Task statement: Return the data exactly, with all pictures removed.
%%
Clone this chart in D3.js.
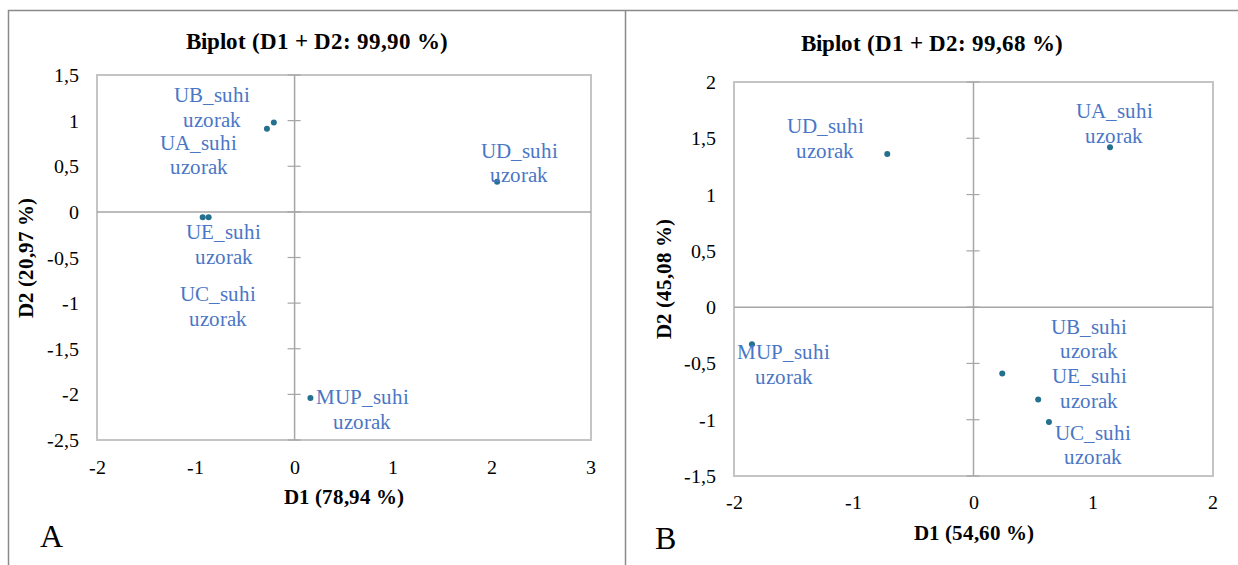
<!DOCTYPE html>
<html>
<head>
<meta charset="utf-8">
<script src="https://cdn.jsdelivr.net/npm/d3@7"></script>
<style>
  @font-face { font-family: "RefSerif"; font-weight: normal; src: local("Liberation Serif"), local("LiberationSerif"), local("Tinos"); }
  @font-face { font-family: "RefSerif"; font-weight: bold; src: local("Liberation Serif Bold"), local("LiberationSerif-Bold"), local("Tinos Bold"); }
  body { margin: 0; font-family: "Liberation Serif", monospace; }
</style>
</head>
<body>
<svg id="chart" width="1238" height="565"></svg>
<script>
// ---------------- DATA ----------------
const labelsA = ["UA_suhi uzorak", "UB_suhi uzorak", "UC_suhi uzorak", "UD_suhi uzorak", "UE_suhi uzorak", "MUP_suhi uzorak"];
const d1A = [-0.28, -0.21, -0.93, 2.05, -0.87, 0.16];
const d2A = [0.91, 0.98, -0.06, 0.33, -0.06, -2.04];
const xTicksA = [-2, -1, 0, 1, 2, 3];
const yTicksA = [-2.5, -2, -1.5, -1, -0.5, 0, 0.5, 1, 1.5];
const titleA = "Biplot (D1 + D2: 99,90 %)";
const xTitleA = "D1 (78,94 %)";
const yTitleA = "D2 (20,97 %)";

const labelsB = ["UA_suhi uzorak", "UB_suhi uzorak", "UC_suhi uzorak", "UD_suhi uzorak", "UE_suhi uzorak", "MUP_suhi uzorak"];
const d1B = [1.14, 0.24, 0.63, -0.72, 0.54, -1.85];
const d2B = [1.42, -0.59, -1.02, 1.36, -0.82, -0.33];
const xTicksB = [-2, -1, 0, 1, 2];
const yTicksB = [-1.5, -1, -0.5, 0, 0.5, 1, 1.5, 2];
const titleB = "Biplot (D1 + D2: 99,68 %)";
const xTitleB = "D1 (54,60 %)";
const yTitleB = "D2 (45,08 %)";

// ---------------- LAYOUT ----------------
const FONT = 'RefSerif, "Liberation Serif", Tinos, monospace';
const panels = [
  {
    letter: "A", labels: labelsA, xs: d1A, ys: d2A, xTicks: xTicksA, yTicks: yTicksA,
    title: titleA, xTitle: xTitleA, yTitle: yTitleA,
    box: { left: 97, right: 591, top: 75, bottom: 440 },
    titleX: 316.5, titleY: 49,
    xLabY: 474, xTitleY: 504, yTitleX: 26,
    letterX: 40, letterY: 547,
    offs: [[-68, 14], [-62, -27], [15, 77], [22, -31], [15, 15], [52, -1]]
  },
  {
    letter: "B", labels: labelsB, xs: d1B, ys: d2B, xTicks: xTicksB, yTicks: yTicksB,
    title: titleB, xTitle: xTitleB, yTitle: yTitleB,
    box: { left: 734, right: 1213, top: 82, bottom: 476 },
    titleX: 932, titleY: 51,
    xLabY: 509, xTitleY: 540, yTitleX: 664,
    letterX: 655, letterY: 549,
    offs: [[4, -36], [87, -47], [44, 11], [-62, -28], [51, -23], [32, 8]]
  }
];

const svg = d3.select("#chart").style("display", "block").style("background", "#fff")
  .style("font-family", FONT);
const fmt = v => String(v).replace(".", ",");
const txt = (parent, size, bold) => {
  const t = parent.append("text").style("font-family", FONT).attr("font-size", size);
  if (bold) t.attr("font-weight", "bold");
  return t;
};

svg.append("line").attr("x1", 8).attr("x2", 1238).attr("y1", 10.5).attr("y2", 10.5)
  .attr("stroke", "#8a8a8a").attr("stroke-width", 1.5);
svg.append("line").attr("x1", 8.5).attr("x2", 8.5).attr("y1", 10).attr("y2", 565)
  .attr("stroke", "#8a8a8a").attr("stroke-width", 1.5);
svg.append("line").attr("x1", 625.5).attr("x2", 625.5).attr("y1", 10).attr("y2", 565)
  .attr("stroke", "#8a8a8a").attr("stroke-width", 1.5);

panels.forEach(p => {
  const b = p.box;
  const x = d3.scaleLinear().domain([p.xTicks[0], p.xTicks[p.xTicks.length - 1]]).range([b.left, b.right]);
  const y = d3.scaleLinear().domain([p.yTicks[0], p.yTicks[p.yTicks.length - 1]]).range([b.bottom, b.top]);

  svg.append("rect").attr("x", b.left).attr("y", b.top)
    .attr("width", b.right - b.left).attr("height", b.bottom - b.top)
    .attr("fill", "none").attr("stroke", "#c4c4c4").attr("stroke-width", 2);

  svg.append("line").attr("x1", b.left).attr("x2", b.right).attr("y1", y(0)).attr("y2", y(0))
    .attr("stroke", "#a6a6a6").attr("stroke-width", 1.5);
  svg.append("line").attr("x1", x(0)).attr("x2", x(0)).attr("y1", b.top).attr("y2", b.bottom)
    .attr("stroke", "#a6a6a6").attr("stroke-width", 1.5);

  p.yTicks.forEach(v => {
    svg.append("line").attr("x1", x(0) - 7).attr("x2", x(0) + 6)
      .attr("y1", y(v)).attr("y2", y(v))
      .attr("stroke", "#a6a6a6").attr("stroke-width", 1.2);
  });

  p.yTicks.forEach(v => {
    txt(svg, 20).attr("x", b.left - 18).attr("y", y(v) + 7).attr("text-anchor", "end")
      .attr("fill", "#000").text(fmt(v));
  });
  p.xTicks.forEach(v => {
    txt(svg, 20).attr("x", x(v)).attr("y", p.xLabY).attr("text-anchor", "middle")
      .attr("fill", "#000").text(fmt(v));
  });

  txt(svg, 23, true).attr("x", p.titleX).attr("y", p.titleY).attr("text-anchor", "middle").text(p.title);
  txt(svg, 21, true).attr("x", (b.left + b.right) / 2).attr("y", p.xTitleY).attr("text-anchor", "middle").text(p.xTitle);
  txt(svg, 21, true)
    .attr("transform", `translate(${p.yTitleX + 7},${(b.top + b.bottom) / 2}) rotate(-90)`)
    .attr("text-anchor", "middle").text(p.yTitle);

  txt(svg, 32).attr("x", p.letterX).attr("y", p.letterY).text(p.letter);

  const data = p.labels.map((l, i) => ({ label: l, x: p.xs[i], y: p.ys[i], off: p.offs[i] }));
  data.forEach(d => {
    svg.append("circle").attr("cx", x(d.x)).attr("cy", y(d.y)).attr("r", 3).attr("fill", "#24708f");
    const parts = d.label.split(" ");
    const cx = x(d.x) + d.off[0];
    const cy = y(d.y) + d.off[1] + 7;
    parts.forEach((s, k) => {
      txt(svg, 21).attr("x", cx).attr("y", cy + k * 24.5).attr("text-anchor", "middle")
        .attr("fill", "#4a76c6").text(s);
    });
  });
});
</script>
</body>
</html>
%%
Reply:
Clone this chart in D3.js.
<!DOCTYPE html>
<html>
<head>
<meta charset="utf-8">
<script src="https://cdn.jsdelivr.net/npm/d3@7"></script>
<style>
  @font-face { font-family: "RefSerif"; font-weight: normal; src: local("Liberation Serif"), local("LiberationSerif"), local("Tinos"); }
  @font-face { font-family: "RefSerif"; font-weight: bold; src: local("Liberation Serif Bold"), local("LiberationSerif-Bold"), local("Tinos Bold"); }
  body { margin: 0; font-family: "Liberation Serif", monospace; }
</style>
</head>
<body>
<svg id="chart" width="1238" height="565"></svg>
<script>
// ---------------- DATA ----------------
const labelsA = ["UA_suhi uzorak", "UB_suhi uzorak", "UC_suhi uzorak", "UD_suhi uzorak", "UE_suhi uzorak", "MUP_suhi uzorak"];
const d1A = [-0.28, -0.21, -0.93, 2.05, -0.87, 0.16];
const d2A = [0.91, 0.98, -0.06, 0.33, -0.06, -2.04];
const xTicksA = [-2, -1, 0, 1, 2, 3];
const yTicksA = [-2.5, -2, -1.5, -1, -0.5, 0, 0.5, 1, 1.5];
const titleA = "Biplot (D1 + D2: 99,90 %)";
const xTitleA = "D1 (78,94 %)";
const yTitleA = "D2 (20,97 %)";

const labelsB = ["UA_suhi uzorak", "UB_suhi uzorak", "UC_suhi uzorak", "UD_suhi uzorak", "UE_suhi uzorak", "MUP_suhi uzorak"];
const d1B = [1.14, 0.24, 0.63, -0.72, 0.54, -1.85];
const d2B = [1.42, -0.59, -1.02, 1.36, -0.82, -0.33];
const xTicksB = [-2, -1, 0, 1, 2];
const yTicksB = [-1.5, -1, -0.5, 0, 0.5, 1, 1.5, 2];
const titleB = "Biplot (D1 + D2: 99,68 %)";
const xTitleB = "D1 (54,60 %)";
const yTitleB = "D2 (45,08 %)";

// ---------------- LAYOUT ----------------
const FONT = 'RefSerif, "Liberation Serif", Tinos, monospace';
const panels = [
  {
    letter: "A", labels: labelsA, xs: d1A, ys: d2A, xTicks: xTicksA, yTicks: yTicksA,
    title: titleA, xTitle: xTitleA, yTitle: yTitleA,
    box: { left: 97, right: 591, top: 75, bottom: 440 },
    titleX: 316.5, titleY: 49,
    xLabY: 474, xTitleY: 504, yTitleX: 26,
    letterX: 40, letterY: 547,
    offs: [[-68, 14], [-62, -27], [15, 77], [22, -31], [15, 15], [52, -1]]
  },
  {
    letter: "B", labels: labelsB, xs: d1B, ys: d2B, xTicks: xTicksB, yTicks: yTicksB,
    title: titleB, xTitle: xTitleB, yTitle: yTitleB,
    box: { left: 734, right: 1213, top: 82, bottom: 476 },
    titleX: 932, titleY: 51,
    xLabY: 509, xTitleY: 540, yTitleX: 664,
    letterX: 655, letterY: 549,
    offs: [[4, -36], [87, -47], [44, 11], [-62, -28], [51, -23], [32, 8]]
  }
];

const svg = d3.select("#chart").style("display", "block").style("background", "#fff")
  .style("font-family", FONT);
const fmt = v => String(v).replace(".", ",");
const txt = (parent, size, bold) => {
  const t = parent.append("text").style("font-family", FONT).attr("font-size", size);
  if (bold) t.attr("font-weight", "bold");
  return t;
};

svg.append("line").attr("x1", 8).attr("x2", 1238).attr("y1", 10.5).attr("y2", 10.5)
  .attr("stroke", "#8a8a8a").attr("stroke-width", 1.5);
svg.append("line").attr("x1", 8.5).attr("x2", 8.5).attr("y1", 10).attr("y2", 565)
  .attr("stroke", "#8a8a8a").attr("stroke-width", 1.5);
svg.append("line").attr("x1", 625.5).attr("x2", 625.5).attr("y1", 10).attr("y2", 565)
  .attr("stroke", "#8a8a8a").attr("stroke-width", 1.5);

panels.forEach(p => {
  const b = p.box;
  const x = d3.scaleLinear().domain([p.xTicks[0], p.xTicks[p.xTicks.length - 1]]).range([b.left, b.right]);
  const y = d3.scaleLinear().domain([p.yTicks[0], p.yTicks[p.yTicks.length - 1]]).range([b.bottom, b.top]);

  svg.append("rect").attr("x", b.left).attr("y", b.top)
    .attr("width", b.right - b.left).attr("height", b.bottom - b.top)
    .attr("fill", "none").attr("stroke", "#c4c4c4").attr("stroke-width", 2);

  svg.append("line").attr("x1", b.left).attr("x2", b.right).attr("y1", y(0)).attr("y2", y(0))
    .attr("stroke", "#a6a6a6").attr("stroke-width", 1.5);
  svg.append("line").attr("x1", x(0)).attr("x2", x(0)).attr("y1", b.top).attr("y2", b.bottom)
    .attr("stroke", "#a6a6a6").attr("stroke-width", 1.5);

  p.yTicks.forEach(v => {
    svg.append("line").attr("x1", x(0) - 7).attr("x2", x(0) + 6)
      .attr("y1", y(v)).attr("y2", y(v))
      .attr("stroke", "#a6a6a6").attr("stroke-width", 1.2);
  });

  p.yTicks.forEach(v => {
    txt(svg, 20).attr("x", b.left - 18).attr("y", y(v) + 7).attr("text-anchor", "end")
      .attr("fill", "#000").text(fmt(v));
  });
  p.xTicks.forEach(v => {
    txt(svg, 20).attr("x", x(v)).attr("y", p.xLabY).attr("text-anchor", "middle")
      .attr("fill", "#000").text(fmt(v));
  });

  txt(svg, 23, true).attr("x", p.titleX).attr("y", p.titleY).attr("text-anchor", "middle").text(p.title);
  txt(svg, 21, true).attr("x", (b.left + b.right) / 2).attr("y", p.xTitleY).attr("text-anchor", "middle").text(p.xTitle);
  txt(svg, 21, true)
    .attr("transform", `translate(${p.yTitleX + 7},${(b.top + b.bottom) / 2}) rotate(-90)`)
    .attr("text-anchor", "middle").text(p.yTitle);

  txt(svg, 32).attr("x", p.letterX).attr("y", p.letterY).text(p.letter);

  const data = p.labels.map((l, i) => ({ label: l, x: p.xs[i], y: p.ys[i], off: p.offs[i] }));
  data.forEach(d => {
    svg.append("circle").attr("cx", x(d.x)).attr("cy", y(d.y)).attr("r", 3).attr("fill", "#24708f");
    const parts = d.label.split(" ");
    const cx = x(d.x) + d.off[0];
    const cy = y(d.y) + d.off[1] + 7;
    parts.forEach((s, k) => {
      txt(svg, 21).attr("x", cx).attr("y", cy + k * 24.5).attr("text-anchor", "middle")
        .attr("fill", "#4a76c6").text(s);
    });
  });
});
</script>
</body>
</html>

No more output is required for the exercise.